Banc d’essai Salvarini

La société Chabas à Charleval (13) a fait l’acquisition d’un autre modèle de banc d’essai, de marque Salvarini. Les papiers hydrosensibles sont remplacés par des plaques carrées disposées verticalement qui recueillent le liquide et l’envoient dans des éprouvettes, avant analyse par un logiciel. Le constructeur prévoit de faire de la prestation de service mais n’a pas encore défini sa politique tarifaire pour ce banc qui n’est pas encore agréé.

Colorants

En verger, pour observer la répartition de sa pulvérisation sur toute la profondeur et la hauteur d’un rang et observer la dérive sur les rangs adjacents, il est possible d’utiliser plusieurs colorants. La fluorescéine est une matière fluorescente, elle se visualise avec de la lumière noire de nuit. Elle est à doser à un gramme par litre dans l’eau de pulvérisation. Bayer commercialise un indicateur de traitement bleu IC001 à doser à 0,25l/hl. La tartrazine, un colorant jaune peut aussi être utilisé à 5g/l.
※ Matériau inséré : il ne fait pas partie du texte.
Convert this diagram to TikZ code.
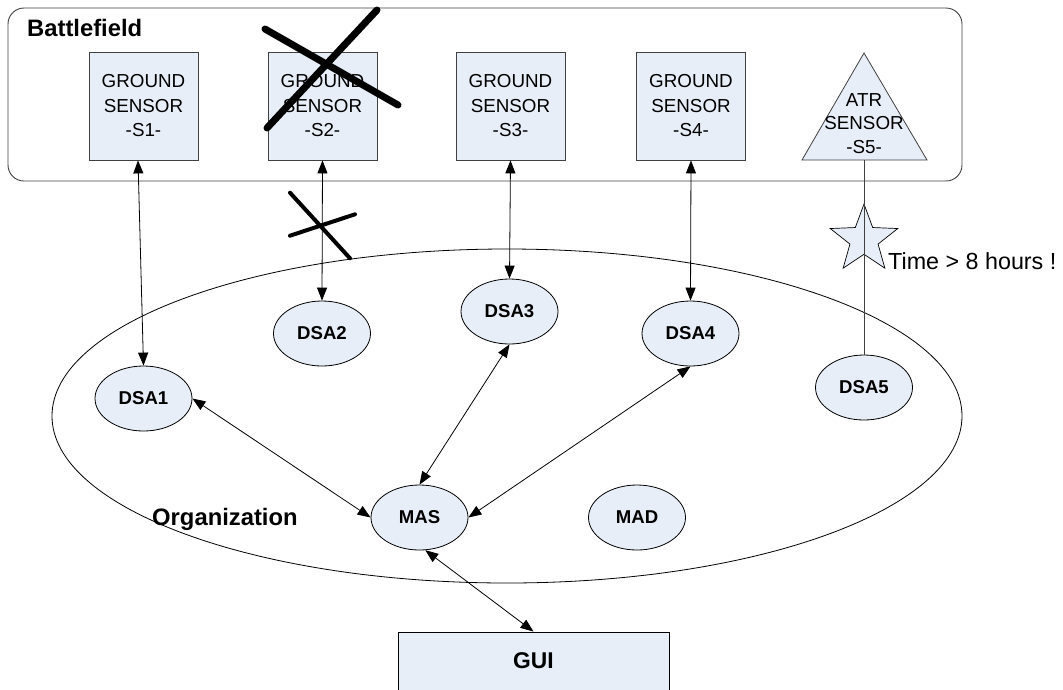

Lidar, caractériser le verger par laser

Le Lidar (Light detection and ranging, détection et localisation par la lumière), est un capteur utilisé pour caractériser très précisément la végétation d’un verger. Cette technologie envoie une pulsation laser vers la végétation et détermine la distance entre le capteur et la haie à partir du temps que met le rayon à revenir au capteur après avoir rebondi sur la végétation. Elle permet de reconstituer la haie fruitière sous forme de nuages de points, et donc de caractériser l’épaisseur et la porosité de la végétation, et leur évolution au cours du cycle végétatif. L’utilisation de Lidar dans le cadre de Pulvarbo a permis de comparer les critères LWA et TRV dans leur efficacité à caractériser la végétation des vergers.